Cutting someone out of your world means more than deleting their contact information from your phone and removing them from social media. There is always a chance they are going to pop up anyway. You might see them under your recommended friends on Facebook. You might see them smiling in a friend’s picture. Every time they make an appearance on your timeline, you will feel your stomach drop. You will hate the little reminders that they exist because you were trying your hardest to forget about them.
Cutting someone out of your world means looking like the bad guy. There will be times when you have to explain to your friends and family why you are no longer associated with this specific person and they will not always be on your side. Some people will act like you are a horrible person for cutting someone out of your world who did so much for you, someone who you shared so much history with. They will tell you to stop holding a grudge. They will accuse you of being overemotional. They won’t understand that you had to do what you have done for your own mental health.

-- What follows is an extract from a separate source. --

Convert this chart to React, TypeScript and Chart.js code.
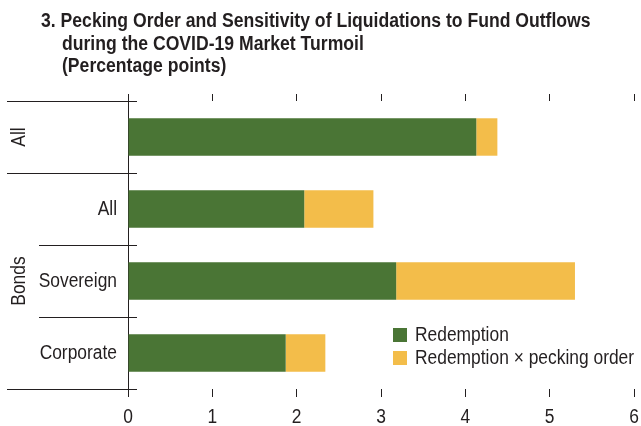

Cutting someone out of your world means having the temptation to confront them. It means writing out mean texts but deleting them before pressing send. It means resisting the urge to fight. It means taking the high road when it would be so easy to drive to their house, slash their tires, and curse them out for all of the bullshit they have put you through. It means acting mature instead of stooping down to their level.
Cutting someone out of your world means watching your words when you are around mutual friends because you don’t want certain things to get back to this person you no longer want in your life. It means figuring out whom will pass which information to whom. It means censoring yourself to protect yourself.
Cutting someone out of your world means freaking out when you’re invited to a mutual friend’s party because there is a chance you will run into the last person you ever wanted to see again. If your social groups overlap, it means you will be forced to see them again because you don’t want to say no to an event just to avoid them. You don’t want them to ruin your fun. That wouldn’t be fair to you.
Cutting someone out of your world means actively choosing to place yourself first. It means saying screw what other people think and doing what is best for your own sanity. It means making sure you are okay because you can’t keep worrying about other people.